Lo sviluppo differenziato di più sottosistemi (in particolare del politico-amministrativo e dell'economico) ha spesso consentito un adattamento sistemico più efficiente, ma solo al prezzo del mantenimento di zone grigie nei rapporti tra politica ed affari. Del resto, la perdita di un universo comune di valori ha reso superfluo il richiamarsi ad un senso di responsabilità morale da parte dei cittadini.

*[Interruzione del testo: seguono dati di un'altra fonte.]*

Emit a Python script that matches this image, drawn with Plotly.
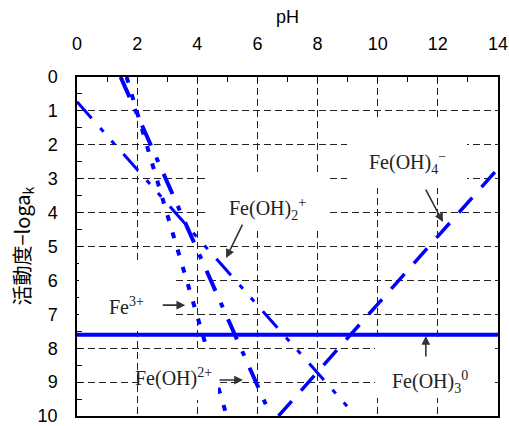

Di conseguenza la linea di divisione tra normalità e devianza si è sempre più assottigliata nella coscienza comune. Un recente studio del Censis e del Centro Nazionale per la Prevenzione e la Difesa Sociale dimostra infatti l'incredibile capacità combinatoria della mafia (e criminalità organizzata), data dalla sua capacita` di trasformarsi in attività economica professionale. L'abilità di saldare attività legali ed illegali, aggregando consensi attorno a sé è divenuta la caratteristica saliente di questo tipo di organizzazioni.

Il "fatturato" della mafia è infatti di circa ventimila miliardi, tra attività illecite (16.000 miliardi) e introiti (4.000 miliardi) provenienti da operazioni legali o pseudolegali.

Si sono verificati, quindi, aumenti dei furti (nel 1990 il 21% in più rispetto all'anno prima, per un guadagno totale di 3664 miliardi), un incremento delle rapine (nel 1990 il 24% in più rispetto all'anno precedente, con un guadagno complessivo di 531 miliardi), ed un'impennata degli omicidi (raddoppiati in quattro anni). Le organizzazioni criminali hanno ricevuto un gettito di 4.000 miliardi (nell'ultimo anno) grazie al commercio di stupefacenti (fra l'altro i soli eroinomani in Italia sembrano essere 17.0000). Le estorsioni, più difficili da valutare (in quanto scarse sono le denunce) hanno fruttato circa 2.200 miliardi nel 1990 e si sono concentrate nelle quattro regioni del Sud più colpite (Sicilia, Sardegna, Campania, Puglia).

Gli appalti, che permettono di saldare l'economia "sana" con quella illegale, hanno portato alla mafia circa 3700 miliardi, e sono stati concentrati soprattutto nelle tre regioni a maggiore presenza criminale, ove l'ottenimento degli appalti pubblici da parte di imprese legate alla criminalità si realizza spesso sulla base di un controllo del territorio preesistente.

Da ciò si evince un quadro preoccupante, caratterizzato dal progressivo sconfinamento delle organizzazioni criminali nell'economia legale ed il progressivo venir meno dei confini tra normalità e devianza.